Bombardier Inc. reported a third-quarter loss of US$377 million compared with a profit of US$192 million a year ago.
“The Bombardier team once again delivered a solid quarter, a confirmation that this year is shaping up to be significantly better than the last,” said Éric Martel, President, and Chief Executive Officer, Bombardier in a press release. “Our unit book-to-bill ratio remains very healthy, contributing to a significant increase to our backlog. This momentum has also translated to a solid increase in profitability, with adjusted EBITDA margin approaching 10% this quarter.”
“We are delivering consistently on what we set out to do, especially when it comes to deleveraging the balance sheet. Thanks to the hard work of our outstanding team, we cleared the debt maturity runway on plan,” added Martel. “As a fantastic finale to the quarter and at a great moment in time for our industry, we launched our new Challenger 3500 jet last month.
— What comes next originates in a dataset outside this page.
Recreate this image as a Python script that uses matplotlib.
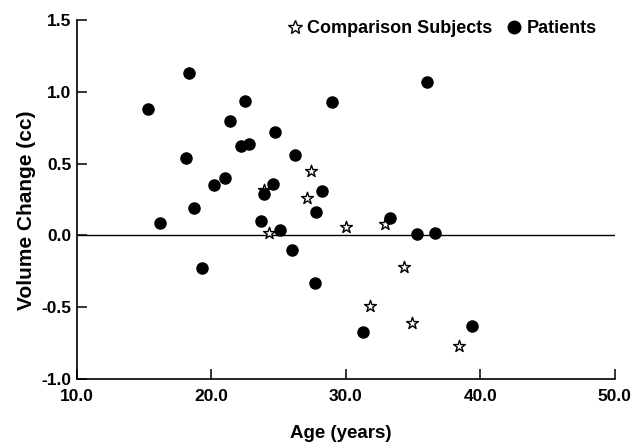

The extremely positive reception and strong first orders for the new aircraft are clear evidence that we were able to bring significant value to customers through measured and disciplined investments.”
Business jet revenues of $1.4 billion are up 17% year-over-year, propelled mainly by an improved delivery mix, with higher deliveries of large aircraft. The company has also seen an increase of revenues by $76 million from business aircraft services. This is mainly due to increased fleet flight hours having now surpassed 2019 levels, a clear signal that the industry is on a strong recovery path from the global shock caused by the COVID-19 pandemic. Confidence levels within the industry are at a new all-time high, indicative of the rising vaccination levels and eased travel restrictions. In the U.S., business jet utilization increased by 42.5%, year-over-year for the first eight months of the year. In Europe, business jet utilization increased by 27.1% year-over-year in the first nine months of the year.
Bombardier reported an adjusted EBITDA of $142 million, representing a year-over-year improvement of $58 million or 69%. The company attributes this to an improved aircraft mix, continued progress on Global 7500 aircraft learning curve, and cost structure improvements. Reported EBIT from continuing operations for the quarter was $48 million.